The nadir of the night was the next act, Ben Heresey, which were three guys who ran onstage chanting "C&C Music Factory" and proceeded to perform silly interpretive dance routines to an ironic backdrop of cheese-ball pop music while dressed in ridiculous outfits. At one point, two of the men wore ALF masks while shooting suction-cup arrows at the other one, who was wearing an Incredible Hulk costume, while "Easy Lover" and "What Is Love" played in the background. They occasionally pulled a gag that was hard not to chuckle at, but overall it was the kind of smirky meta bullshit that occasionally makes the whole Wham City attitude pretty unbearable. They could've just taken off their clothes and rolled around in their own feces onstage and accomplished pretty much the same thing, but then they wouldn't have gotten to show off their knowledge of campy 1980s pop.
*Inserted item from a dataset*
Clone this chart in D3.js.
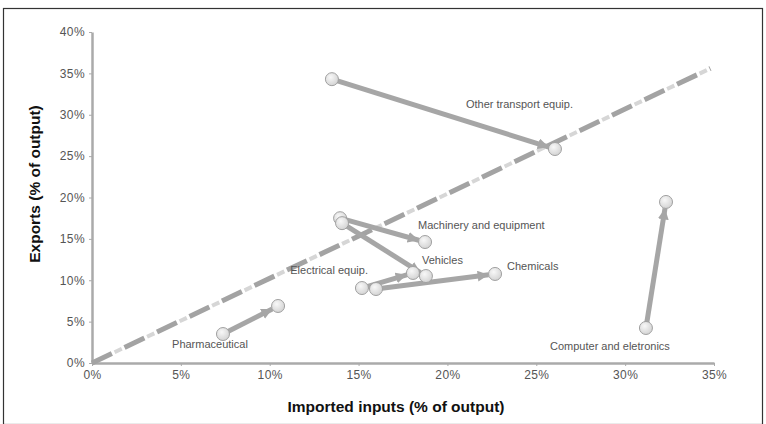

The theme of pop-culture regurgitation continued, for the better, with Blue Leader, a guy in a blue jumpsuit who put on a much more impressive presentation about the history of video games, waxing rhapsodic about the psychological appeal of first-person shooters and fatality moves in fighting games. And then, finally, just before the intermission, a fucking band came onstage. It was called Teeth Mountain, and its triple-drummer instrumental assault was cool, but would've been better if any of the three drummers could play more than the most rudimentary rhythms. After the intermission, the night took an about face into full-on music, with a great, short set of squirrelly improvisation noise from Leprechaun Catering, a great example of a Baltimore band that preceded the rise of Wham City but fits perfectly into its aesthetic.
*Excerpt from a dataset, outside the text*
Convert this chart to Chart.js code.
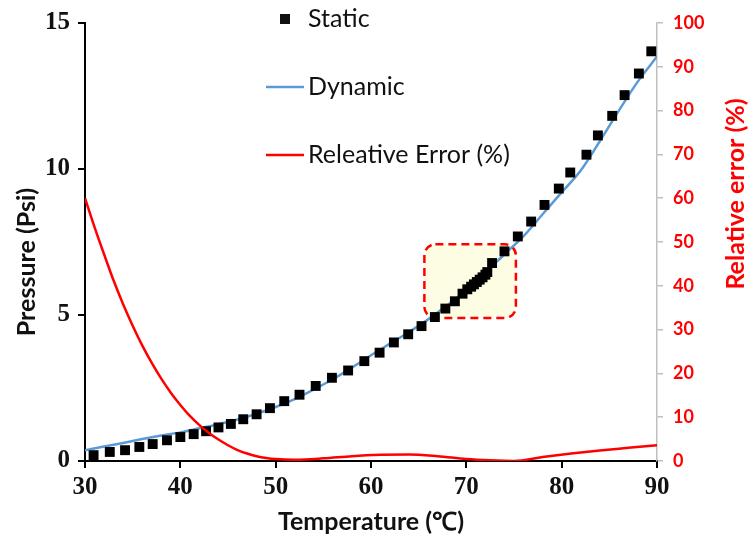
<!DOCTYPE html>
<html>
<head>
<meta charset="utf-8">
<script src="https://cdn.jsdelivr.net/npm/chart.js@4.4.1/dist/chart.umd.min.js"></script>
<style>
  html, body { margin: 0; padding: 0; background: #fff; }
  canvas { display: block; }
</style>
</head>
<body>
<canvas id="chart" width="750" height="545"></canvas>
<script>
// Static measurements (temperature in C, pressure in psi)
const staticTemp = [30.9, 32.6, 34.2, 35.7, 37.1, 38.6, 40.0, 41.4, 42.7, 44.0, 45.3, 46.6, 48.0, 49.4,
  50.9, 52.5, 54.2, 55.9, 57.6, 59.3, 60.9, 62.4, 63.9, 65.3, 66.7, 67.8, 68.8, 69.6, 70.1, 70.5, 70.8,
  71.1, 71.4, 71.7, 72.0, 72.2, 72.7, 74.0, 75.4, 76.8, 78.2, 79.7, 80.9, 82.6, 83.8, 85.3, 86.6, 88.1, 89.4];
const staticPsi = [0.20, 0.31, 0.37, 0.48, 0.58, 0.71, 0.82, 0.92, 1.02, 1.15, 1.27, 1.43, 1.60, 1.81,
  2.05, 2.27, 2.57, 2.85, 3.10, 3.42, 3.71, 4.06, 4.34, 4.62, 4.93, 5.22, 5.47, 5.73, 5.88, 5.97, 6.05,
  6.13, 6.21, 6.29, 6.38, 6.47, 6.78, 7.18, 7.69, 8.20, 8.77, 9.33, 9.88, 10.49, 11.15, 11.82, 12.53, 13.27, 14.03];

// Dynamic measurement curve
const dynamicTemp = [30, 32, 34, 36, 38, 40, 42, 44, 46, 48, 50, 52, 54, 56, 58, 60, 62, 64, 66, 68,
  70, 72, 74, 76, 78, 80, 82, 84, 86, 88, 90];
const dynamicPsi = [0.37, 0.50, 0.62, 0.75, 0.87, 0.98, 1.12, 1.26, 1.42, 1.62, 1.85, 2.12, 2.45, 2.80,
  3.20, 3.62, 4.02, 4.42, 4.85, 5.33, 5.85, 6.45, 7.08, 7.70, 8.45, 9.20, 9.95, 10.95, 12.00, 13.00, 13.85];

// Relative error (%)
const errorTemp = [30, 31, 32, 33, 34, 35, 36, 37, 38, 39, 40, 41, 42, 43, 44, 45, 46, 47, 48, 49, 50,
  52, 55, 58, 61, 64, 67, 70, 72.5, 75, 78, 81, 84, 87, 90];
const errorPct = [60, 53.4, 47.2, 41.2, 35.8, 30.9, 26.4, 22.4, 18.8, 15.6, 12.8, 10.3, 8.2, 6.4, 4.9,
  3.6, 2.5, 1.7, 1.1, 0.7, 0.45, 0.3, 0.6, 1.1, 1.4, 1.5, 1.1, 0.45, 0.15, 0, 0.9, 1.7, 2.4, 3.0, 3.6];

const tempTicks = [30, 40, 50, 60, 70, 80, 90];
const psiTicks = [0, 5, 10, 15];
const errTicks = [0, 10, 20, 30, 40, 50, 60, 70, 80, 90, 100];

// highlighted region, in data units
const zoomBox = { tMin: 65.6, tMax: 75.2, pMin: 4.9, pMax: 7.42 };

function toPoints(xs, ys) {
  return xs.map((x, i) => ({ x: x, y: ys[i] }));
}

const sans = 'Lato, "Open Sans", sans-serif';
const serif = '"Liberation Serif", "DejaVu Serif", serif';

// --- dashed highlight box behind the data ---
const boxPlugin = {
  id: 'zoomBox',
  beforeDatasetsDraw(chart) {
    const { ctx, scales } = chart;
    const x1 = scales.x.getPixelForValue(zoomBox.tMin);
    const x2 = scales.x.getPixelForValue(zoomBox.tMax);
    const y1 = scales.y.getPixelForValue(zoomBox.pMax);
    const y2 = scales.y.getPixelForValue(zoomBox.pMin);
    ctx.save();
    ctx.beginPath();
    ctx.roundRect(x1, y1, x2 - x1, y2 - y1, 11);
    ctx.fillStyle = '#fdfde3';
    ctx.fill();
    ctx.setLineDash([8, 5]);
    ctx.lineWidth = 2.5;
    ctx.strokeStyle = '#ff0000';
    ctx.stroke();
    ctx.restore();
  }
};

// --- axis titles and the free-floating legend ---
const labelPlugin = {
  id: 'labels',
  afterDraw(chart) {
    const ctx = chart.ctx;
    ctx.save();
    ctx.textBaseline = 'middle';

    // axis titles
    ctx.font = 'bold 25px ' + sans;
    ctx.fillStyle = '#111';
    ctx.textAlign = 'center';
    ctx.fillText('Temperature (\u2103)', 371, 522);

    ctx.save();
    ctx.translate(27, 262);
    ctx.rotate(-Math.PI / 2);
    ctx.fillText('Pressure (Psi)', 0, 0);
    ctx.restore();

    ctx.save();
    ctx.translate(736, 194);
    ctx.rotate(-Math.PI / 2);
    ctx.fillStyle = '#ff0000';
    ctx.fillText('Relative error (%)', 0, 0);
    ctx.restore();

    // legend
    ctx.textAlign = 'left';
    ctx.font = '25px ' + sans;
    ctx.fillStyle = '#111';
    ctx.fillRect(280, 14, 10, 10);
    ctx.fillText('Static', 308, 19);

    ctx.lineWidth = 2.5;
    ctx.strokeStyle = '#5b9bd5';
    ctx.beginPath();
    ctx.moveTo(266, 87);
    ctx.lineTo(304, 87);
    ctx.stroke();
    ctx.fillText('Dynamic', 308, 87);

    ctx.strokeStyle = '#ff0000';
    ctx.beginPath();
    ctx.moveTo(266, 155);
    ctx.lineTo(304, 155);
    ctx.stroke();
    ctx.fillText('Releative Error (%)', 308, 155);
    ctx.restore();
  }
};

new Chart(document.getElementById('chart'), {
  type: 'scatter',
  data: {
    datasets: [
      {
        label: 'Releative Error (%)',
        type: 'line',
        data: toPoints(errorTemp, errorPct),
        yAxisID: 'y2',
        borderColor: '#ff0000',
        borderWidth: 2.5,
        pointRadius: 0,
        cubicInterpolationMode: 'monotone',
        fill: false,
        order: 0
      },
      {
        label: 'Static',
        data: toPoints(staticTemp, staticPsi),
        yAxisID: 'y',
        pointStyle: 'rect',
        pointRadius: 7,
        backgroundColor: '#000',
        borderColor: '#000',
        borderWidth: 0,
        order: 1
      },
      {
        label: 'Dynamic',
        type: 'line',
        data: toPoints(dynamicTemp, dynamicPsi),
        yAxisID: 'y',
        borderColor: '#5b9bd5',
        borderWidth: 2.5,
        pointRadius: 0,
        cubicInterpolationMode: 'monotone',
        fill: false,
        order: 2
      }
    ]
  },
  options: {
    responsive: false,
    animation: false,
    layout: { padding: { top: 22, left: 0, right: 0, bottom: 0 } },
    plugins: {
      legend: { display: false },
      tooltip: { enabled: false }
    },
    scales: {
      x: {
        type: 'linear',
        min: 30,
        max: 90,
        afterBuildTicks: axis => { axis.ticks = tempTicks.map(v => ({ value: v })); },
        afterFit: axis => { axis.height = 84; },
        border: { display: true, color: '#000', width: 2 },
        grid: { drawOnChartArea: false, drawTicks: true, tickLength: 7, color: '#000', lineWidth: 2 },
        ticks: { color: '#111', padding: 5, font: { family: serif, size: 25, weight: 'bold' } }
      },
      y: {
        position: 'left',
        min: 0,
        max: 15,
        afterBuildTicks: axis => { axis.ticks = psiTicks.map(v => ({ value: v })); },
        afterFit: axis => { axis.width = 85; },
        border: { display: true, color: '#000', width: 2 },
        grid: { drawOnChartArea: false, drawTicks: true, tickLength: 7, color: '#000', lineWidth: 2 },
        ticks: { color: '#111', padding: 8, font: { family: serif, size: 25, weight: 'bold' } }
      },
      y2: {
        position: 'right',
        min: 0,
        max: 100,
        afterBuildTicks: axis => { axis.ticks = errTicks.map(v => ({ value: v })); },
        afterFit: axis => { axis.width = 93; },
        border: { display: true, color: '#bfbfbf', width: 1.5 },
        grid: { drawOnChartArea: false, drawTicks: true, tickLength: 6, color: '#bfbfbf', lineWidth: 1.5 },
        ticks: { color: '#ff0000', padding: 10, font: { family: sans, size: 18, weight: 'bold' } }
      }
    }
  },
  plugins: [boxPlugin, labelPlugin]
});
</script>
</body>
</html>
But there was one more mixed-media performance left, from Mark Hosler of the pioneering sound collage group Negativland. Hosler, who has been touring the college lecture circuit with his presentation about the history of the group, is a likable and self-effacing speaker, and he had some entertaining stories about Negativland's misadventures in pulling media hoaxes and getting sued by U2, with numerous audiovisual aids. Hosler also made a great case for how Negativland's mischievous art of appropriation precedented the cut-and-paste YouTube mash-up aesthetic that pervades so much of both indie and mainstream culture today. The fact that someone like Hosler has been making such art for nearly 30 years, and now has some thoughtful things to say about it, makes the more puerile spot-the-reference doodles of Ben Heresey and some of the jokier Wham City acts look much less interesting or transgressive than they're seemingly meant to be.
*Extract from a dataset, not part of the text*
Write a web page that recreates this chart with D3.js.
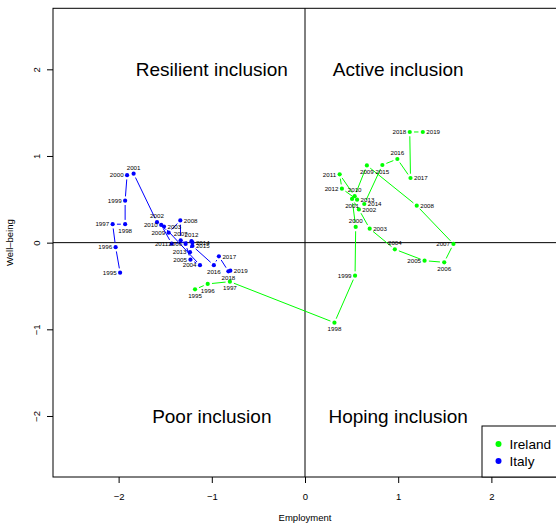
<!DOCTYPE html>
<html>
<head>
<script src="https://d3js.org/d3.v7.min.js"></script>
<style>
  body { margin: 0; padding: 0; background: #fff; }
  svg text { font-family: "Liberation Sans", Arial, Helvetica, sans-serif; }
</style>
</head>
<body>
<div id="chart"></div>
<script>
// anos (rótulos dos pontos)
var years = [1995, 1996, 1997, 1998, 1999, 2000, 2001, 2002, 2003, 2004, 2005, 2006, 2007,
             2008, 2009, 2010, 2011, 2012, 2013, 2014, 2015, 2016, 2017, 2018, 2019];

// Irlanda
var irelandEmp  = [-1.180, -1.044, -0.806, 0.316, 0.537, 0.544, 0.505, 0.578, 0.694, 0.964, 1.283, 1.494, 1.593,
                   1.199, 0.664, 0.533, 0.372, 0.396, 0.559, 0.636, 0.830, 0.991, 1.132, 1.124, 1.264];
var irelandWell = [-0.539, -0.476, -0.450, -0.923, -0.381, 0.181, 0.504, 0.383, 0.161, -0.077, -0.208, -0.227, -0.015,
                   0.427, 0.891, 0.536, 0.788, 0.623, 0.496, 0.446, 0.896, 0.965, 0.746, 1.277, 1.277];
// posição do rótulo, como o "pos" do R: 1 baixo, 2 esquerda, 3 cima, 4 direita
var irelandPos  = [1, 1, 1, 1, 2, 3, 1, 4, 4, 3, 2, 1, 2, 4, 1, 3, 2, 2, 4, 4, 1, 3, 4, 2, 4];

// Itália
var italyEmp  = [-1.984, -2.032, -2.064, -1.930, -1.930, -1.909, -1.839, -1.588, -1.513, -1.127, -1.229, -1.281, -1.334,
                 -1.338, -1.463, -1.543, -1.430, -1.218, -1.234, -1.208, -1.208, -0.978, -0.924, -0.822, -0.801];
var italyWell = [-0.346, -0.052, 0.213, 0.213, 0.484, 0.779, 0.796, 0.236, 0.185, -0.260, -0.196, -0.015, 0.027,
                 0.257, 0.115, 0.205, -0.012, 0.017, -0.110, 0.003, -0.038, -0.260, -0.158, -0.331, -0.323];
var italyPos  = [2, 2, 2, 1, 2, 2, 3, 3, 4, 2, 2, 2, 3, 4, 2, 2, 2, 3, 2, 4, 4, 1, 4, 1, 4];

var countries = ["Ireland", "Italy"];
var countryColors = ["#00ff00", "#0000ff"];

var ticks = [-2, -1, 0, 1, 2];

var quadrantNames = ["Resilient inclusion", "Active inclusion", "Poor inclusion", "Hoping inclusion"];
var quadrantX = [-1, 1, -1, 1];
var quadrantY = [2, 2, -2, -2];

var width = 556, height = 523;

var svg = d3.select("#chart").append("svg")
    .attr("width", width)
    .attr("height", height);

var x = d3.scaleLinear().domain([-2.704, 2.704]).range([53, 557]);
var y = d3.scaleLinear().domain([-2.704, 2.704]).range([477, 8.3]);

// linhas de referência
svg.append("line")
    .attr("x1", x.range()[0]).attr("x2", x.range()[1])
    .attr("y1", y(0)).attr("y2", y(0))
    .attr("stroke", "#000");
svg.append("line")
    .attr("x1", x(0)).attr("x2", x(0))
    .attr("y1", y.range()[0]).attr("y2", y.range()[1])
    .attr("stroke", "#000");

// eixos
var fmt = d3.format("d");
var xAxis = svg.append("g")
    .attr("transform", "translate(0," + y.range()[0] + ")")
    .call(d3.axisBottom(x).tickValues(ticks).tickFormat(fmt).tickSize(6).tickPadding(10));
xAxis.select(".domain").remove();
xAxis.selectAll("text").style("font-size", "9.5px").attr("fill", "#000");

var yAxis = svg.append("g")
    .attr("transform", "translate(" + x.range()[0] + ",0)")
    .call(d3.axisLeft(y).tickValues(ticks).tickFormat(fmt).tickSize(6));
yAxis.select(".domain").remove();
yAxis.selectAll("text")
    .style("font-size", "9.5px")
    .attr("fill", "#000")
    .attr("x", 0)
    .attr("y", -16)
    .attr("dy", "0.35em")
    .attr("text-anchor", "middle")
    .attr("transform", "rotate(-90)");

// moldura
svg.append("rect")
    .attr("x", x.range()[0]).attr("y", y.range()[1])
    .attr("width", x.range()[1] - x.range()[0])
    .attr("height", y.range()[0] - y.range()[1])
    .attr("fill", "none")
    .attr("stroke", "#000");

// títulos dos eixos
svg.append("text")
    .attr("x", x(0)).attr("y", 518)
    .attr("dy", "0.35em")
    .attr("text-anchor", "middle")
    .style("font-size", "9.5px")
    .text("Employment");
svg.append("text")
    .attr("transform", "translate(10," + y(0) + ") rotate(-90)")
    .attr("dy", "0.35em")
    .attr("text-anchor", "middle")
    .style("font-size", "9.5px")
    .text("Well\u2013being");

// nomes dos quadrantes
svg.selectAll(".quad")
    .data(quadrantNames)
    .enter().append("text")
    .attr("x", (d, i) => x(quadrantX[i]))
    .attr("y", (d, i) => y(quadrantY[i]))
    .attr("dy", "0.35em")
    .attr("text-anchor", "middle")
    .style("font-size", "19px")
    .text(d => d);

// séries (tipo "b" do R: linhas com intervalo em volta dos pontos)
var gap = 4.3;
function drawSeries(xs, ys, pos, color) {
    var pts = years.map((yr, i) => ({ year: yr, px: x(xs[i]), py: y(ys[i]), pos: pos[i] }));
    var g = svg.append("g");
    for (var i = 0; i < pts.length - 1; i++) {
        var a = pts[i], b = pts[i + 1];
        var dx = b.px - a.px, dy = b.py - a.py;
        var d = Math.sqrt(dx * dx + dy * dy);
        if (d <= 2 * gap) continue;
        var ux = dx / d, uy = dy / d;
        g.append("line")
            .attr("x1", a.px + ux * gap).attr("y1", a.py + uy * gap)
            .attr("x2", b.px - ux * gap).attr("y2", b.py - uy * gap)
            .attr("stroke", color)
            .attr("stroke-width", 1);
    }
    g.selectAll("circle")
        .data(pts)
        .enter().append("circle")
        .attr("cx", d => d.px)
        .attr("cy", d => d.py)
        .attr("r", 2.1)
        .attr("fill", color);
    g.selectAll("text")
        .data(pts)
        .enter().append("text")
        .attr("x", d => d.pos == 2 ? d.px - 3.5 : d.pos == 4 ? d.px + 3.5 : d.px)
        .attr("y", d => d.pos == 1 ? d.py + 6.5 : d.pos == 3 ? d.py - 6 : d.py)
        .attr("dy", "0.35em")
        .attr("text-anchor", d => d.pos == 2 ? "end" : d.pos == 4 ? "start" : "middle")
        .style("font-size", "6.2px")
        .attr("fill", "#000")
        .text(d => d.year);
}

drawSeries(italyEmp, italyWell, italyPos, countryColors[1]);
drawSeries(irelandEmp, irelandWell, irelandPos, countryColors[0]);

// legenda
var legend = svg.append("g");
legend.append("rect")
    .attr("x", 482).attr("y", 426)
    .attr("width", 90).attr("height", y.range()[0] - 426)
    .attr("fill", "#fff")
    .attr("stroke", "#000");
countries.forEach(function (c, i) {
    legend.append("circle")
        .attr("cx", 498.5).attr("cy", 444 + i * 17)
        .attr("r", 3)
        .attr("fill", countryColors[i]);
    legend.append("text")
        .attr("x", 509.5).attr("y", 444 + i * 17)
        .attr("dy", "0.35em")
        .style("font-size", "13.6px")
        .text(c);
});
</script>
</body>
</html>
The night closed with a trio of great, weird instrumental acts that incorporated visuals into their performances but kept the emphasis on the wild sounds they made. A rare live performance of Ultimate Reality, Jimmy Joe Roche and Dan Deacon's psychedelic mash-up of various Arnold Schwarzenegger movies, could've come off as more empty pop-culture appropriation. But the arresting treatment of the visuals, combined with some live musicians totally rocking the fuck out, made it feel more like some bizarrely awesome new version of Laser Floyd. After that sensory overload, the more esoteric noise of Nautical Almanac was a bit anticlimactic. But the night ended on a high note with Matmos, the veteran electronic duo that relocated from San Francisco to Baltimore last year. The subtle, cerebral approach of its synthesizer-driven set may have sounded like an odd fit for the spastic enthusiasm that defines Whartscape. But the Baltimore music community appears to have welcomed Matmos with open arms, and for its part the duo appeared happy to be caught up in its madness.